Task description:
Transcribe the listing that follows in full, omitting pictures.

** Start Data excerpt **

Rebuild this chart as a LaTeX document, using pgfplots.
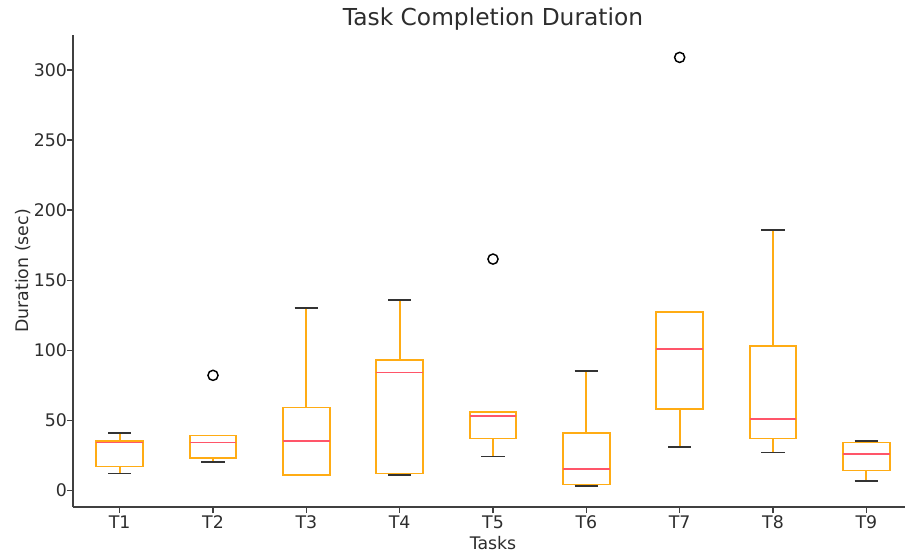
\documentclass[border=0pt]{standalone}
\usepackage{pgfplots}
\pgfplotsset{compat=1.18}
\usepgfplotslibrary{statistics}
\usepackage{fontspec}
\setmainfont{DejaVu Sans}
\definecolor{boxcol}{RGB}{255,172,20}
\definecolor{medcol}{RGB}{255,85,105}
\definecolor{txtcol}{RGB}{45,45,45}
\pgfplotsset{
  mybox/.style={
    draw=boxcol, line width=1.3pt,
    mark=o, mark size=3.8pt, mark options={draw=black, line width=1.1pt, solid},
    boxplot/draw direction=y,
    boxplot/box extend=0.5,
    boxplot/whisker extend=0.25,
    boxplot/every box/.style={draw=boxcol, line width=1.3pt},
    boxplot/every median/.style={draw=medcol, line width=1.3pt},
    boxplot/draw/lower whisker/.code={%
      \draw[draw=boxcol, line width=1.3pt]
        (boxplot box cs:\pgfplotsboxplotvalue{lower quartile},0.5) --
        (boxplot box cs:\pgfplotsboxplotvalue{lower whisker},0.5);
      \draw[draw=black!80, line width=1.3pt]
        (boxplot whisker cs:\pgfplotsboxplotvalue{lower whisker},0) --
        (boxplot whisker cs:\pgfplotsboxplotvalue{lower whisker},1);
    },
    boxplot/draw/upper whisker/.code={%
      \draw[draw=boxcol, line width=1.3pt]
        (boxplot box cs:\pgfplotsboxplotvalue{upper quartile},0.5) --
        (boxplot box cs:\pgfplotsboxplotvalue{upper whisker},0.5);
      \draw[draw=black!80, line width=1.3pt]
        (boxplot whisker cs:\pgfplotsboxplotvalue{upper whisker},0) --
        (boxplot whisker cs:\pgfplotsboxplotvalue{upper whisker},1);
    },
  }
}
\begin{document}
\begin{tikzpicture}
\path[use as bounding box] (-54.75pt,-36.75pt) rectangle (624pt,380.25pt);
\begin{axis}[
  at={(0,0)}, anchor=south west,
  scale only axis, width=630pt, height=354pt,
  xmin=0.5, xmax=9.5, ymin=-12, ymax=325,
  axis x line*=bottom, axis y line*=left,
  axis line style={draw=black!75, line width=0.9pt},
  tick align=outside, tick style={draw=black!75, line width=0.9pt},
  major tick length=4.5pt,
  xtick={1,2,3,4,5,6,7,8,9},
  xticklabels={T1,T2,T3,T4,T5,T6,T7,T8,T9},
  ytick={0,50,100,150,200,250,300},
  /pgf/number format/assume math mode=true,
  ticklabel style={font=\fontsize{13}{15}\selectfont, text=txtcol},
  yticklabel style={xshift=3.5pt},
  xticklabel style={yshift=1.5pt},
  xlabel={Tasks}, ylabel={Duration (sec)},
  label style={font=\fontsize{13}{15}\selectfont, text=txtcol},
  xlabel style={yshift=1.5pt},
  ylabel style={yshift=-4.5pt},
  title={Task Completion Duration},
  title style={font=\fontsize{17.5}{20}\selectfont, text=txtcol, yshift=-6pt},
  clip=false,
]
\addplot[mybox, boxplot prepared={draw position=1, lower whisker=12, lower quartile=17, median=34, upper quartile=35, upper whisker=41}] coordinates {};
\addplot[mybox, boxplot prepared={draw position=2, lower whisker=20, lower quartile=23, median=34, upper quartile=39, upper whisker=39}] table[row sep=\\, y index=0] {data\\ 82\\};
\addplot[mybox, boxplot prepared={draw position=3, lower whisker=11, lower quartile=11, median=35, upper quartile=59, upper whisker=130}] coordinates {};
\addplot[mybox, boxplot prepared={draw position=4, lower whisker=11, lower quartile=12, median=84, upper quartile=93, upper whisker=136}] coordinates {};
\addplot[mybox, boxplot prepared={draw position=5, lower whisker=24, lower quartile=37, median=53, upper quartile=56, upper whisker=56}] table[row sep=\\, y index=0] {data\\ 165\\};
\addplot[mybox, boxplot prepared={draw position=6, lower whisker=3, lower quartile=4, median=15, upper quartile=41, upper whisker=85}] coordinates {};
\addplot[mybox, boxplot prepared={draw position=7, lower whisker=31, lower quartile=58, median=101, upper quartile=127, upper whisker=127}] table[row sep=\\, y index=0] {data\\ 309\\};
\addplot[mybox, boxplot prepared={draw position=8, lower whisker=27, lower quartile=37, median=51, upper quartile=103, upper whisker=186}] coordinates {};
\addplot[mybox, boxplot prepared={draw position=9, lower whisker=6.5, lower quartile=14, median=26, upper quartile=34, upper whisker=35}] coordinates {};
\end{axis}
\end{tikzpicture}
\end{document}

** End Data excerpt **

The output:
Rebuild this chart as a LaTeX document, using pgfplots.
\documentclass[border=0pt]{standalone}
\usepackage{pgfplots}
\pgfplotsset{compat=1.18}
\usepgfplotslibrary{statistics}
\usepackage{fontspec}
\setmainfont{DejaVu Sans}
\definecolor{boxcol}{RGB}{255,172,20}
\definecolor{medcol}{RGB}{255,85,105}
\definecolor{txtcol}{RGB}{45,45,45}
\pgfplotsset{
  mybox/.style={
    draw=boxcol, line width=1.3pt,
    mark=o, mark size=3.8pt, mark options={draw=black, line width=1.1pt, solid},
    boxplot/draw direction=y,
    boxplot/box extend=0.5,
    boxplot/whisker extend=0.25,
    boxplot/every box/.style={draw=boxcol, line width=1.3pt},
    boxplot/every median/.style={draw=medcol, line width=1.3pt},
    boxplot/draw/lower whisker/.code={%
      \draw[draw=boxcol, line width=1.3pt]
        (boxplot box cs:\pgfplotsboxplotvalue{lower quartile},0.5) --
        (boxplot box cs:\pgfplotsboxplotvalue{lower whisker},0.5);
      \draw[draw=black!80, line width=1.3pt]
        (boxplot whisker cs:\pgfplotsboxplotvalue{lower whisker},0) --
        (boxplot whisker cs:\pgfplotsboxplotvalue{lower whisker},1);
    },
    boxplot/draw/upper whisker/.code={%
      \draw[draw=boxcol, line width=1.3pt]
        (boxplot box cs:\pgfplotsboxplotvalue{upper quartile},0.5) --
        (boxplot box cs:\pgfplotsboxplotvalue{upper whisker},0.5);
      \draw[draw=black!80, line width=1.3pt]
        (boxplot whisker cs:\pgfplotsboxplotvalue{upper whisker},0) --
        (boxplot whisker cs:\pgfplotsboxplotvalue{upper whisker},1);
    },
  }
}
\begin{document}
\begin{tikzpicture}
\path[use as bounding box] (-54.75pt,-36.75pt) rectangle (624pt,380.25pt);
\begin{axis}[
  at={(0,0)}, anchor=south west,
  scale only axis, width=630pt, height=354pt,
  xmin=0.5, xmax=9.5, ymin=-12, ymax=325,
  axis x line*=bottom, axis y line*=left,
  axis line style={draw=black!75, line width=0.9pt},
  tick align=outside, tick style={draw=black!75, line width=0.9pt},
  major tick length=4.5pt,
  xtick={1,2,3,4,5,6,7,8,9},
  xticklabels={T1,T2,T3,T4,T5,T6,T7,T8,T9},
  ytick={0,50,100,150,200,250,300},
  /pgf/number format/assume math mode=true,
  ticklabel style={font=\fontsize{13}{15}\selectfont, text=txtcol},
  yticklabel style={xshift=3.5pt},
  xticklabel style={yshift=1.5pt},
  xlabel={Tasks}, ylabel={Duration (sec)},
  label style={font=\fontsize{13}{15}\selectfont, text=txtcol},
  xlabel style={yshift=1.5pt},
  ylabel style={yshift=-4.5pt},
  title={Task Completion Duration},
  title style={font=\fontsize{17.5}{20}\selectfont, text=txtcol, yshift=-6pt},
  clip=false,
]
\addplot[mybox, boxplot prepared={draw position=1, lower whisker=12, lower quartile=17, median=34, upper quartile=35, upper whisker=41}] coordinates {};
\addplot[mybox, boxplot prepared={draw position=2, lower whisker=20, lower quartile=23, median=34, upper quartile=39, upper whisker=39}] table[row sep=\\, y index=0] {data\\ 82\\};
\addplot[mybox, boxplot prepared={draw position=3, lower whisker=11, lower quartile=11, median=35, upper quartile=59, upper whisker=130}] coordinates {};
\addplot[mybox, boxplot prepared={draw position=4, lower whisker=11, lower quartile=12, median=84, upper quartile=93, upper whisker=136}] coordinates {};
\addplot[mybox, boxplot prepared={draw position=5, lower whisker=24, lower quartile=37, median=53, upper quartile=56, upper whisker=56}] table[row sep=\\, y index=0] {data\\ 165\\};
\addplot[mybox, boxplot prepared={draw position=6, lower whisker=3, lower quartile=4, median=15, upper quartile=41, upper whisker=85}] coordinates {};
\addplot[mybox, boxplot prepared={draw position=7, lower whisker=31, lower quartile=58, median=101, upper quartile=127, upper whisker=127}] table[row sep=\\, y index=0] {data\\ 309\\};
\addplot[mybox, boxplot prepared={draw position=8, lower whisker=27, lower quartile=37, median=51, upper quartile=103, upper whisker=186}] coordinates {};
\addplot[mybox, boxplot prepared={draw position=9, lower whisker=6.5, lower quartile=14, median=26, upper quartile=34, upper whisker=35}] coordinates {};
\end{axis}
\end{tikzpicture}
\end{document}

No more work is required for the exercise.